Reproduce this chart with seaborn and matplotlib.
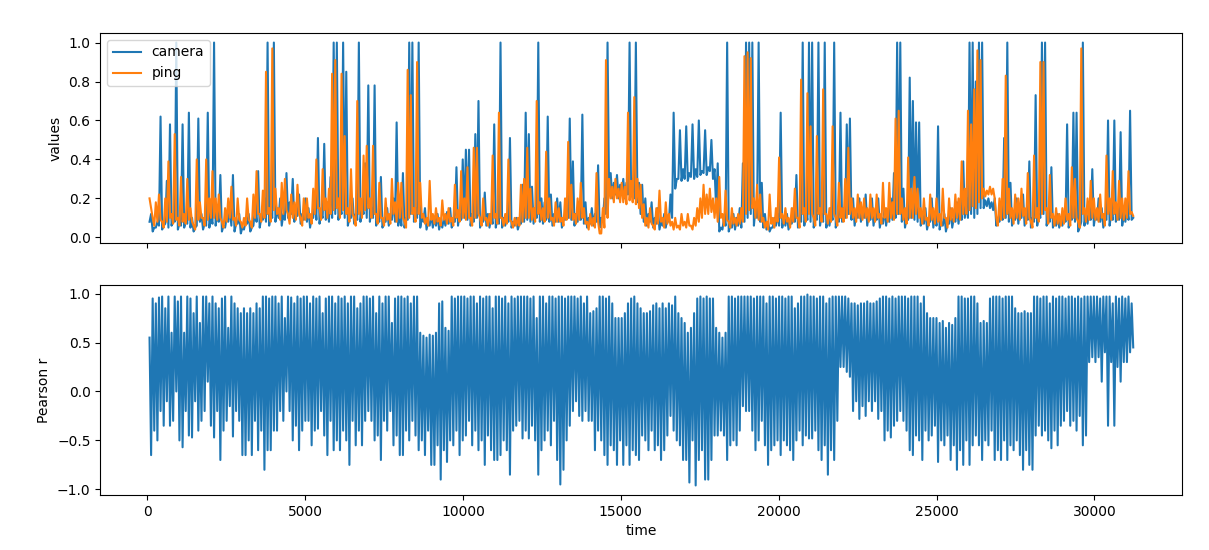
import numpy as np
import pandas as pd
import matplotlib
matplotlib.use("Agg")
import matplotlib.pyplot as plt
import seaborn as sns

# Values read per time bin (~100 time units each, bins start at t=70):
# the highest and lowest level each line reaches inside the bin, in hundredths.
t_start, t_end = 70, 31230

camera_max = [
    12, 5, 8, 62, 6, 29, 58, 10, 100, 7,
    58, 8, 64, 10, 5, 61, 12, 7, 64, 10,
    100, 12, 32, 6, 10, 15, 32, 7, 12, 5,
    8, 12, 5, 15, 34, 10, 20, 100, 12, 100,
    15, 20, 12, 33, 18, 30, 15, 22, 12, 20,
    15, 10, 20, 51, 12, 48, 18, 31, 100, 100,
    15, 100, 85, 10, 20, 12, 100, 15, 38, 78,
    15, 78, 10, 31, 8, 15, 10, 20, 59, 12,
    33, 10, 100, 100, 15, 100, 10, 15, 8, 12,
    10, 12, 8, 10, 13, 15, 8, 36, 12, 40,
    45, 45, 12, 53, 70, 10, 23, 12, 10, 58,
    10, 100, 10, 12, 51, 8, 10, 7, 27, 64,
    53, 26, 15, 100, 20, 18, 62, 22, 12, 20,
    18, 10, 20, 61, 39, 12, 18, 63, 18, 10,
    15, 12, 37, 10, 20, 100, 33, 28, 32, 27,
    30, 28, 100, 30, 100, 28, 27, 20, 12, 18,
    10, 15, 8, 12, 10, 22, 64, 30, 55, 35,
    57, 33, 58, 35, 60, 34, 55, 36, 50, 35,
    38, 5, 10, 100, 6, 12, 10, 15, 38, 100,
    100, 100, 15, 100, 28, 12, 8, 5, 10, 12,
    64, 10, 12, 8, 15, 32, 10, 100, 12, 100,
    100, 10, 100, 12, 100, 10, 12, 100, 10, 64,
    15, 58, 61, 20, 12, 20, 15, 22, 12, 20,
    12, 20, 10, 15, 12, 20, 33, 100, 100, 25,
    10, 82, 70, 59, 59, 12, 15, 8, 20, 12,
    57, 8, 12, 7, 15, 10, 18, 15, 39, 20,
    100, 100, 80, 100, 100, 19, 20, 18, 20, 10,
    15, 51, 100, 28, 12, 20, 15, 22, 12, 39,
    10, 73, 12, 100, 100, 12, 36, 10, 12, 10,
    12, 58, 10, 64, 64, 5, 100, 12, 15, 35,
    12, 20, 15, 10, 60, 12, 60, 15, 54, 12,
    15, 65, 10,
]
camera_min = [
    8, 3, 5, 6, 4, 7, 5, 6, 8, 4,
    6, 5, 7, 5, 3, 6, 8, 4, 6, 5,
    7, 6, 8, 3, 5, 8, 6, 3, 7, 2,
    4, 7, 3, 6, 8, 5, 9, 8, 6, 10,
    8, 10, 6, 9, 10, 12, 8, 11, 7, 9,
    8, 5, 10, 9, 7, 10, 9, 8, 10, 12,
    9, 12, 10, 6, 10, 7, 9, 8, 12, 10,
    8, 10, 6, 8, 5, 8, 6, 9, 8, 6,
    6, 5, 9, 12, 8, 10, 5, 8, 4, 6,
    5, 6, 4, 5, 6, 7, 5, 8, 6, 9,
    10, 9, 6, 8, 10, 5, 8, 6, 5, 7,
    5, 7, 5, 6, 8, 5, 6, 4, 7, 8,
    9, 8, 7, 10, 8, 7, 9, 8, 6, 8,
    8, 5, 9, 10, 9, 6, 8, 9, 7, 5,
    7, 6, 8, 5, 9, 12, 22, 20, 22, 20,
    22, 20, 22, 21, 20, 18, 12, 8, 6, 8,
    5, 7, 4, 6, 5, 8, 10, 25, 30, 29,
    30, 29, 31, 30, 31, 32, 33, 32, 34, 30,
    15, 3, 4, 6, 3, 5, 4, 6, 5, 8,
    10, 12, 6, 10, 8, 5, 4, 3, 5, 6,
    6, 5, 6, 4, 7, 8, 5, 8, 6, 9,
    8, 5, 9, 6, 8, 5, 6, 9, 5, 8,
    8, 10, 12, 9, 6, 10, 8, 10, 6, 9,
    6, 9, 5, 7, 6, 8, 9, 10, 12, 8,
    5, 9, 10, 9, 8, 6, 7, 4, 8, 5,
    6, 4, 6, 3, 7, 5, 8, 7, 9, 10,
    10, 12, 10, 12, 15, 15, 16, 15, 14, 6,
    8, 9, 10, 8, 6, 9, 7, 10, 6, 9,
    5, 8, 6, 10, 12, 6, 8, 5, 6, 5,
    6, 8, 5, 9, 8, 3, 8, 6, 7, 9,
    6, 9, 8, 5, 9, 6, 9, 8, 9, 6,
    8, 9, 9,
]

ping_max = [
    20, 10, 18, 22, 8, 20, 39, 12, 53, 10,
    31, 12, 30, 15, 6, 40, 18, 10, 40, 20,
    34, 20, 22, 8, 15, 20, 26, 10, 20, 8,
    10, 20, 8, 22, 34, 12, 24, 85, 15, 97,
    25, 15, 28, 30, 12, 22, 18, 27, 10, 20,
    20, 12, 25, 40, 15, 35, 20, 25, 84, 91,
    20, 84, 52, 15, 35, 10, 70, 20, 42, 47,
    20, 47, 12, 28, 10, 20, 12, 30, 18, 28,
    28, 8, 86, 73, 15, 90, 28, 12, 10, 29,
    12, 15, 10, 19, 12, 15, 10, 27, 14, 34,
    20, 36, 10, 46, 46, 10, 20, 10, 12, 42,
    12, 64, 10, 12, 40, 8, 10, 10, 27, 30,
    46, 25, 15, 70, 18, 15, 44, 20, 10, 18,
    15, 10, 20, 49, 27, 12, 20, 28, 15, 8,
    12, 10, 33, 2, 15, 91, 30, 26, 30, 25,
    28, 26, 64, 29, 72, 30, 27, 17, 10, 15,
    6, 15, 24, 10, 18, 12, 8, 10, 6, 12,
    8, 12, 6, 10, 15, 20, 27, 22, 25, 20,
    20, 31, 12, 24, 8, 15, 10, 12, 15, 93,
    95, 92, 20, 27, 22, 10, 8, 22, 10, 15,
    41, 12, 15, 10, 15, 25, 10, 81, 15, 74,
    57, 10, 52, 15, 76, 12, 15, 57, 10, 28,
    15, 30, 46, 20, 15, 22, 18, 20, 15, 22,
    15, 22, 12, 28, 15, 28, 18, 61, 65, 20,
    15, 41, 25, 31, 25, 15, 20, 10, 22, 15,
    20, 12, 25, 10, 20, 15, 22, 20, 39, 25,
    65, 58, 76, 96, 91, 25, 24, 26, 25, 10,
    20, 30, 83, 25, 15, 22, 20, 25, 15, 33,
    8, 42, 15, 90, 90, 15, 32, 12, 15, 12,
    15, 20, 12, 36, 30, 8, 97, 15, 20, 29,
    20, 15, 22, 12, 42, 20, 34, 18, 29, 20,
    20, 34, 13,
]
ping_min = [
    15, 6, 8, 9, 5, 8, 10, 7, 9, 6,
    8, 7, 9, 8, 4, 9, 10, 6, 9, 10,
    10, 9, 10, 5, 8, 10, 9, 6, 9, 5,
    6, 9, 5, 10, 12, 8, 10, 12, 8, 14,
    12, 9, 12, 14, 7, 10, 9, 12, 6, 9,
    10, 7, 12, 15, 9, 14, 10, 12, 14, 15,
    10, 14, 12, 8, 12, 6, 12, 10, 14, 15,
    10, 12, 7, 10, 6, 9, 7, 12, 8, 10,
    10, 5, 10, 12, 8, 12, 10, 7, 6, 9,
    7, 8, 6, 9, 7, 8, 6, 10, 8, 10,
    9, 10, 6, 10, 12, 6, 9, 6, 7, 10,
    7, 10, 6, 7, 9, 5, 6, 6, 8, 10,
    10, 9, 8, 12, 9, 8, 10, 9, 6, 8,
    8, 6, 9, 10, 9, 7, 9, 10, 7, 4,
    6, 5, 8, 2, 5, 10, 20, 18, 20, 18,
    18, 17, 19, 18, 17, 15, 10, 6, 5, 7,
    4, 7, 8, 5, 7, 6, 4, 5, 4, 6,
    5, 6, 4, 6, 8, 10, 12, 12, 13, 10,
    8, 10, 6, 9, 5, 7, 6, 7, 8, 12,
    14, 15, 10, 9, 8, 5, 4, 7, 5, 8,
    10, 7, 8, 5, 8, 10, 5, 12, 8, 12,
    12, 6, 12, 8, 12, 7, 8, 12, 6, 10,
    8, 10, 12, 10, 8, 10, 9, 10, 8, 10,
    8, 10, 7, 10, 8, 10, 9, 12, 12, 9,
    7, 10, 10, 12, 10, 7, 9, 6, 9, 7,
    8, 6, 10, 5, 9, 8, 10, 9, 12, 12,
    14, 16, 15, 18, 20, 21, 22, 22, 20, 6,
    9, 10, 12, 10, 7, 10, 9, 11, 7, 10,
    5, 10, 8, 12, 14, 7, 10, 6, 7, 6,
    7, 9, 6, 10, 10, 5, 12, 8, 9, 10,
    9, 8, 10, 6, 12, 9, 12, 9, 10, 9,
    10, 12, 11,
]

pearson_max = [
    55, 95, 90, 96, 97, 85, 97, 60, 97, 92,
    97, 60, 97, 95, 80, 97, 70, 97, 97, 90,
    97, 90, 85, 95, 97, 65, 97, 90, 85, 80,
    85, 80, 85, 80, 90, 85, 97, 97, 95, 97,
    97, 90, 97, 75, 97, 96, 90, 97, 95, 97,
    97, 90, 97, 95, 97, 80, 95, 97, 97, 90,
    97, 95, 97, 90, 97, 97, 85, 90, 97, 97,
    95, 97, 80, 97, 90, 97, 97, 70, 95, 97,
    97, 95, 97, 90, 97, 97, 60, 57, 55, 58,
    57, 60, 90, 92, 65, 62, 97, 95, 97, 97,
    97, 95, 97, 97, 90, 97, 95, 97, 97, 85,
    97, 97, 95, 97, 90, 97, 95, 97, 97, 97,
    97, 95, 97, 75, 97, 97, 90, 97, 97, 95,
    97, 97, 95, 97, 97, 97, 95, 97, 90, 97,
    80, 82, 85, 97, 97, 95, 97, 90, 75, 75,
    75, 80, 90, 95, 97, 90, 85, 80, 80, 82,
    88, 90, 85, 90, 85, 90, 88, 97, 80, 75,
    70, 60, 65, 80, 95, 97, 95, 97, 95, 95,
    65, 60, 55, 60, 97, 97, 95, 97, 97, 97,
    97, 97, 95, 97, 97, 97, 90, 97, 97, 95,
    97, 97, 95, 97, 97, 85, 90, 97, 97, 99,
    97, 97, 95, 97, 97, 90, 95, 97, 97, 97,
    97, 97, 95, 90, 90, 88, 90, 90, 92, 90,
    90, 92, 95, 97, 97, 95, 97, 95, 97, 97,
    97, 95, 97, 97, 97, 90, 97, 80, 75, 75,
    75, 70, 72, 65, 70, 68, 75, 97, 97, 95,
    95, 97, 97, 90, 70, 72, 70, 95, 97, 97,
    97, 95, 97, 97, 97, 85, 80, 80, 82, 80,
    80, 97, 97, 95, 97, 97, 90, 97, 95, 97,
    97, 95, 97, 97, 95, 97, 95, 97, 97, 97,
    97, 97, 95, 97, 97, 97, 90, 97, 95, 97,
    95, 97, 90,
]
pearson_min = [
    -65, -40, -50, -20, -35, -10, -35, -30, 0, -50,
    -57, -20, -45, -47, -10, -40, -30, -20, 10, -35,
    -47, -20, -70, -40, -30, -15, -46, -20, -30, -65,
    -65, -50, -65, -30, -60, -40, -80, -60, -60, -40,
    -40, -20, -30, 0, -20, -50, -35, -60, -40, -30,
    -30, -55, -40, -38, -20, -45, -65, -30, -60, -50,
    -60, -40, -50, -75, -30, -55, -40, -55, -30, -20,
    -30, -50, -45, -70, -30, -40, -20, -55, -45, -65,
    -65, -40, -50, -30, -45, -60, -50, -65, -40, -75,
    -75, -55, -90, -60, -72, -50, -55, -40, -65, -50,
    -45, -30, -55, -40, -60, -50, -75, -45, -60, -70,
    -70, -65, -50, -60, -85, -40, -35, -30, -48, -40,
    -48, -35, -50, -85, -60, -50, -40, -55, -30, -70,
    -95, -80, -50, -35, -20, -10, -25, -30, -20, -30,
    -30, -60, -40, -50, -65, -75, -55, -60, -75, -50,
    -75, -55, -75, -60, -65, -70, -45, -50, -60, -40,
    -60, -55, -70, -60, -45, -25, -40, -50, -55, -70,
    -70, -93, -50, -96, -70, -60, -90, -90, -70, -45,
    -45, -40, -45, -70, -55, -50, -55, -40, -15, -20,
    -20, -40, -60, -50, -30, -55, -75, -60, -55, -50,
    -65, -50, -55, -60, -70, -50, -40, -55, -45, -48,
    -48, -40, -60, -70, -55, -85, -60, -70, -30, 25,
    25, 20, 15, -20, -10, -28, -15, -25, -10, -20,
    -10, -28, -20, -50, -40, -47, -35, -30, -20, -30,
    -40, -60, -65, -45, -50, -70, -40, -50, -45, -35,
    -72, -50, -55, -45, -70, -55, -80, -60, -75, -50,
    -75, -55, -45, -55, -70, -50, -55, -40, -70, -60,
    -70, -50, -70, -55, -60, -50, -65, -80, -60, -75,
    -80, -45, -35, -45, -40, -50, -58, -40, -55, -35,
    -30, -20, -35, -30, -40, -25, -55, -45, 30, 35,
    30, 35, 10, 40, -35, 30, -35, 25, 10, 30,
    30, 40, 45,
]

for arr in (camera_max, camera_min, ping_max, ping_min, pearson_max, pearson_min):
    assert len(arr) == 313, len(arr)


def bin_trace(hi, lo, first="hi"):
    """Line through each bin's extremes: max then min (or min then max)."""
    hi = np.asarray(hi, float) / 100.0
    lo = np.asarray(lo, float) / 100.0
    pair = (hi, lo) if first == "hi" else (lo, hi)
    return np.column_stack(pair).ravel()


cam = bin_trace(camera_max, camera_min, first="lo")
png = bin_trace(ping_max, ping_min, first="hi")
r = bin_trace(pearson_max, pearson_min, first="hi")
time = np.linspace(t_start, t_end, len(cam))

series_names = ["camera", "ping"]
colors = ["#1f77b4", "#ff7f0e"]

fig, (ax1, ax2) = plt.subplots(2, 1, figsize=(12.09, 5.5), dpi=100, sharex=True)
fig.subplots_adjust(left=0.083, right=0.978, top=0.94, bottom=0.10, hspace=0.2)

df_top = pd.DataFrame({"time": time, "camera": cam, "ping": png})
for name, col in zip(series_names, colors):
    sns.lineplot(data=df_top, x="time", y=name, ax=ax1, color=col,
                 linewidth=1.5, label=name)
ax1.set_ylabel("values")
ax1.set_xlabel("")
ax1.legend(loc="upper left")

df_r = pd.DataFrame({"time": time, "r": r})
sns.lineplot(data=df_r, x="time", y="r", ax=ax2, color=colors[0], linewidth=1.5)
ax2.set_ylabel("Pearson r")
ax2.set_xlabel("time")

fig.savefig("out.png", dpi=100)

★ ★ ★

TASK OBJECTIVE
Please repeat exactly the data above from its first line to the line that contains "t_start, t_end = 70, 31230", inclusive, and leave every picture out.

RESPONSE
Reproduce this chart with seaborn and matplotlib.
import numpy as np
import pandas as pd
import matplotlib
matplotlib.use("Agg")
import matplotlib.pyplot as plt
import seaborn as sns

# Values read per time bin (~100 time units each, bins start at t=70):
# the highest and lowest level each line reaches inside the bin, in hundredths.
t_start, t_end = 70, 31230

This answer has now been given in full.